Sobibor, 14 octobre 1943, 16 heures

2001

Genre : Documentaire
Thème : Shoah

Avec : Yehuda Lerner, Claude Lanzmann, Francine Kaufmann (L'interprète). 1h35.

Un carton d'ouverture demande "d’écouter la parole vive de Yehuda Lerner parce qu’il faut faire justice d’une double légende, celle qui veut que les Juifs se soient laissés conduire au gaz sans pressentiment ni soupçon, que leur mort ait été «douce», et cette autre selon laquelle ils n’opposèrent à leurs bourreaux aucune résistance".

Yehuda Lerner s'exprime en hebreu. Il raconte son histoire de prisonnier juif, adolescent lors des faits, qui va s'évader de plusieurs camps et toujours être repris, puis se retrouver au sein d'un groupe de prisonniers de l'Armée rouge.

A Lanzmann qui lui demande s’il est facile de s’évader de huit camps en six mois, “Pour un homme qui veut vivre, rien n’est difficile” avoue, du fond de son appartement, Lerner

Yehuda Lerner explique longuement le fonctionnement du camp, divisé en deux : un camp de travail et un camp d'extermination où tous les "travailleurs" finissaient forcément à long terme. C'est ce groupe qui fomente la révolte dont le point d'orgue est l'assassinat simultané d'officiers nazis à une date et une heure précise dans plusieurs points du camp de Sobibor, le 14 octobre 1943 à 16 heures

Yehuda Lerner se souvient comment un officier juif soviétique, Alexandre Petchersky, expert dans le maniement des armes, a conçu ce projet de révolte. Il se souvient du rôle clé qu'il avait à y jouer, de ses doutes, de ses peurs. Il précise à la minute près les différentes actions menées un peu partout dans le camp. La réussite, la fuite. La liberté.

365 prisonniers parvinrent à s'évader, mais seuls 47 d'entre eux survécurent aux atrocités de la guerre.

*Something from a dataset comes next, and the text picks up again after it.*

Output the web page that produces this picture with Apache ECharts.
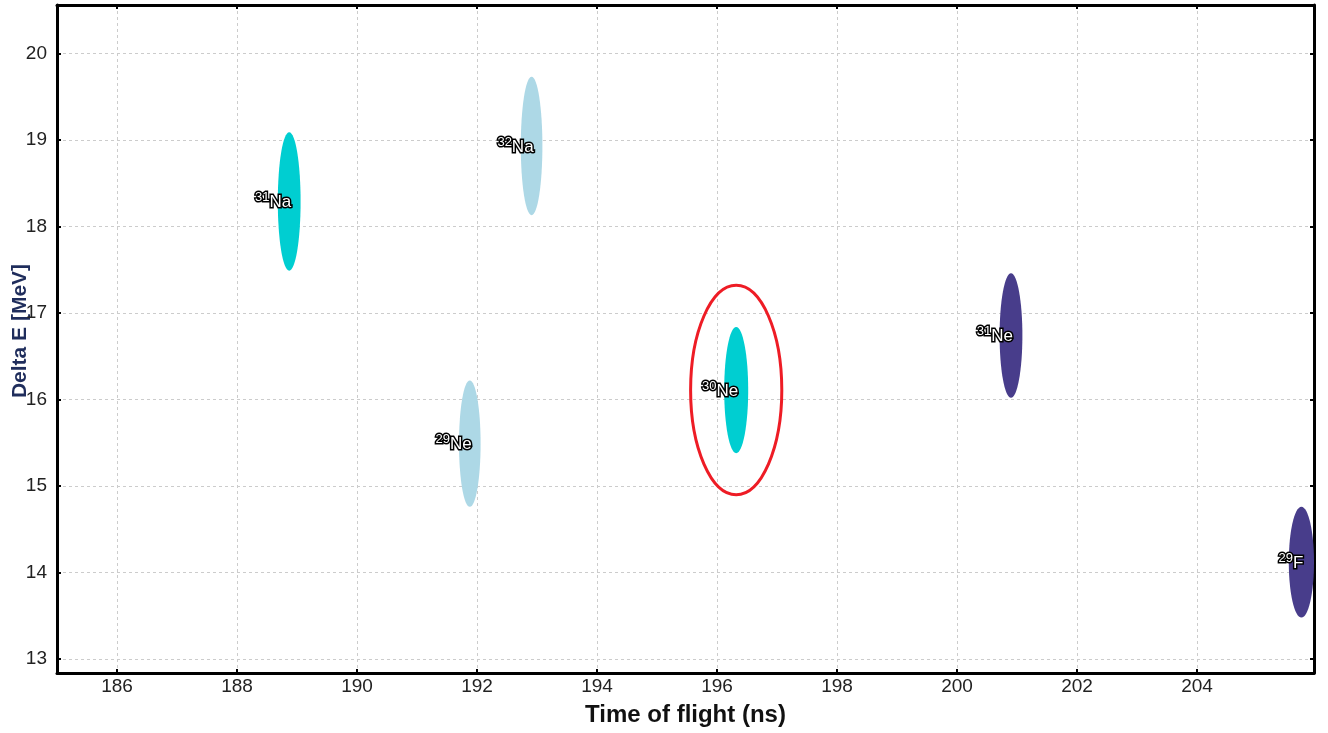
<!DOCTYPE html>
<html>
<head>
<meta charset="utf-8">
<script src="https://cdn.jsdelivr.net/npm/echarts@6/dist/echarts.min.js"></script>
<style>
html,body{margin:0;padding:0;background:#fff;}
#chart{width:1328px;height:733px;}
</style>
</head>
<body>
<div id="chart"></div>
<script>
// ---- data ----
const massNumbers = ['31', '32', '29', '30', '31', '29'];
const elements = ['Na', 'Na', 'Ne', 'Ne', 'Ne', 'F'];
const timeOfFlight = [188.87, 192.91, 191.88, 196.32, 200.90, 205.74];   // ns
const deltaE = [18.29, 18.93, 15.49, 16.11, 16.74, 14.12];              // MeV
const halfWidthNs = [0.19, 0.18, 0.18, 0.20, 0.19, 0.21];
const halfHeightMeV = [0.80, 0.80, 0.73, 0.73, 0.72, 0.64];
const ringCenter = [196.32, 16.11];
const ringHalf = [0.76, 1.21];
const xRange = [185, 205.95];
const yRange = [12.84, 20.56];

// ---- styles ----
const blobColors = ['#00CED1', '#ADD8E6', '#ADD8E6', '#00CED1', '#483D8B', '#483D8B'];

const blobData = timeOfFlight.map((t, i) => [t, deltaE[i], halfWidthNs[i], halfHeightMeV[i]]);

const chart = echarts.init(document.getElementById('chart'), null, {renderer: 'canvas'});
const FONT = "'Liberation Sans', Arial, sans-serif";

const frameLine = {show: true, lineStyle: {color: '#000', width: 3}};
const tickIn = {show: true, inside: true, length: 4, lineStyle: {color: '#000', width: 2}};
const gridLine = {show: true, lineStyle: {color: '#cccccc', type: [3, 3], width: 1}};

chart.setOption({
  animation: false,
  backgroundColor: '#fff',
  grid: {left: 57, right: 14, top: 5, bottom: 60, containLabel: false, outerBoundsMode: 'none'},
  xAxis: [{
    type: 'value', position: 'bottom', min: xRange[0], max: xRange[1],
    splitNumber: 10, minInterval: 2, maxInterval: 2,
    axisLine: frameLine, axisTick: tickIn, splitLine: gridLine,
    axisLabel: {show: true, fontSize: 19, color: '#222', fontFamily: FONT, margin: 4,
      showMinLabel: false, showMaxLabel: false},
    name: 'Time of flight (ns)', nameLocation: 'middle', nameGap: 30, nameMoveOverlap: false,
    nameTextStyle: {fontSize: 24, fontWeight: 'bold', color: '#111', fontFamily: FONT}
  }, {
    type: 'value', position: 'top', min: xRange[0], max: xRange[1],
    splitNumber: 10, minInterval: 2, maxInterval: 2,
    axisLine: frameLine, axisTick: tickIn, splitLine: {show: false},
    axisLabel: {show: false}
  }],
  yAxis: [{
    type: 'value', position: 'left', min: yRange[0], max: yRange[1],
    splitNumber: 8, minInterval: 1, maxInterval: 1,
    axisLine: frameLine, axisTick: tickIn, splitLine: gridLine,
    axisLabel: {show: true, fontSize: 19, color: '#222', fontFamily: FONT, margin: 10,
      showMinLabel: false, showMaxLabel: false},
    name: 'Delta E [MeV]', nameLocation: 'middle', nameGap: 26, nameMoveOverlap: false,
    nameTextStyle: {fontSize: 21, fontWeight: 'bold', color: '#1f2d5c', fontFamily: FONT,
      padding: [0, 0, 0, 16]}
  }, {
    type: 'value', position: 'right', min: yRange[0], max: yRange[1],
    splitNumber: 8, minInterval: 1, maxInterval: 1,
    axisLine: frameLine, axisTick: tickIn, splitLine: {show: false},
    axisLabel: {show: false}
  }],
  series: [{
    type: 'custom',
    name: 'isotopes',
    xAxisIndex: 0, yAxisIndex: 0,
    clip: true,
    data: blobData,
    z: 3,
    renderItem: function (params, api) {
      const i = params.dataIndex;
      const c = api.coord([api.value(0), api.value(1)]);
      const s = api.size([api.value(2), api.value(3)]);
      return {
        type: 'group',
        children: [{
          type: 'ellipse',
          shape: {cx: c[0], cy: c[1], rx: s[0], ry: s[1]},
          style: {fill: blobColors[i]}
        }, {
          type: 'text',
          z2: 10,
          style: {
            text: '{sup|' + massNumbers[i] + '}{el|' + elements[i] + '}',
            x: c[0] + 2, y: c[1] + 1,
            align: 'right', verticalAlign: 'middle',
            fill: '#fff', stroke: '#000', lineWidth: 3,
            rich: {
              sup: {fontSize: 13, fontFamily: FONT, fill: '#fff', stroke: '#000', lineWidth: 3, padding: [0, 0, 10, 0]},
              el: {fontSize: 17, fontFamily: FONT, fill: '#fff', stroke: '#000', lineWidth: 3}
            }
          }
        }]
      };
    }
  }, {
    type: 'custom',
    name: 'highlight',
    xAxisIndex: 0, yAxisIndex: 0,
    data: [[ringCenter[0], ringCenter[1], ringHalf[0], ringHalf[1]]],
    z: 4,
    renderItem: function (params, api) {
      const c = api.coord([api.value(0), api.value(1)]);
      const s = api.size([api.value(2), api.value(3)]);
      return {
        type: 'ellipse',
        shape: {cx: c[0], cy: c[1], rx: s[0], ry: s[1]},
        style: {fill: 'none', stroke: '#EE1C25', lineWidth: 3}
      };
    }
  }]
});
</script>
</body>
</html>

Sobibor, 14 octobre 1943, 16 heures (2001) est le second film confectionné à partir des matériaux préparatoire de Shoah après Un vivant qui passe (1997) qui décrit la visite du Comité international de la Croix-Rouge à Theresienstadt en juin 1944. Suivront Le Rapport Karski (2010), du nom de ce résistant polonais témoin du ghetto de Varsovie, qui alerta les Alliés dès 1942, Roosevelt en particulier, du génocide perpétré contre les juifs, Le dernier des injustes (2013) et

En 1979, Claude Lanzmann recueillait ainsi pour Shoah (1985), le témoignage d'un des acteurs de la seule révolte victorieuse à l'intérieur même d'un camp d'extermination nazi. A Jérusalem, Yehuda Lerner lui contait dans les moindres détails comment s'était fomenté la rébellion dans le camp de Sobibor, le 14 octobre 1943. Plus encore, il lui confiait son cheminement intérieur, celui de ses compagnons. Ses états d'âme aussi face au fait d'avoir tué un homme.

Ce témoignage trop riche pour être simplement intégré dans Shoah, incite Lanzmann à construire un nouveau film autour de ces près de 80 minutes d'entretien. Accompagné de la chef opératrice Caroline Champetier et d'une équipe très réduite, il part sur les lieux mêmes du drame, figés depuis la disparition du camp, et qui témoignent encore des abominations commises par le régime Hitlérien.

Cette opération permettra l'évasion de centaines de prisonniers, mais entraînera le massacre des prisonniers ne s'étant pas enfuis et la destruction du camp par les nazis peu de temps après.

Lanzmann donne à entrevoir l’universalité d’une pulsion (la survie) et la singularité d’un acte : comment un homme qui n’a jamais tué personne (première parole de Lerner que Lanzmann a choisi de placer en préambule de son documentaire) a-t-il trouvé les ressources pour fendre un jour le crâne d’un homme? Quelles conditions exceptionnelles ont-elles conduit un groupe de Juifs destinés aux chambres à gaz à organiser cette révolte sanglante ? Mais le cinéaste souhaite aussi rétablir quelques vérités parfois oubliées. Par exemple, les détenus de camps de concentration avaient parfaitement conscience de ce qui les attendait (il ne saurait donc être question de "mort douce"). Il veut aussi récuser certaines thèses selon lesquelles les victimes auraient été résignées devant la mort.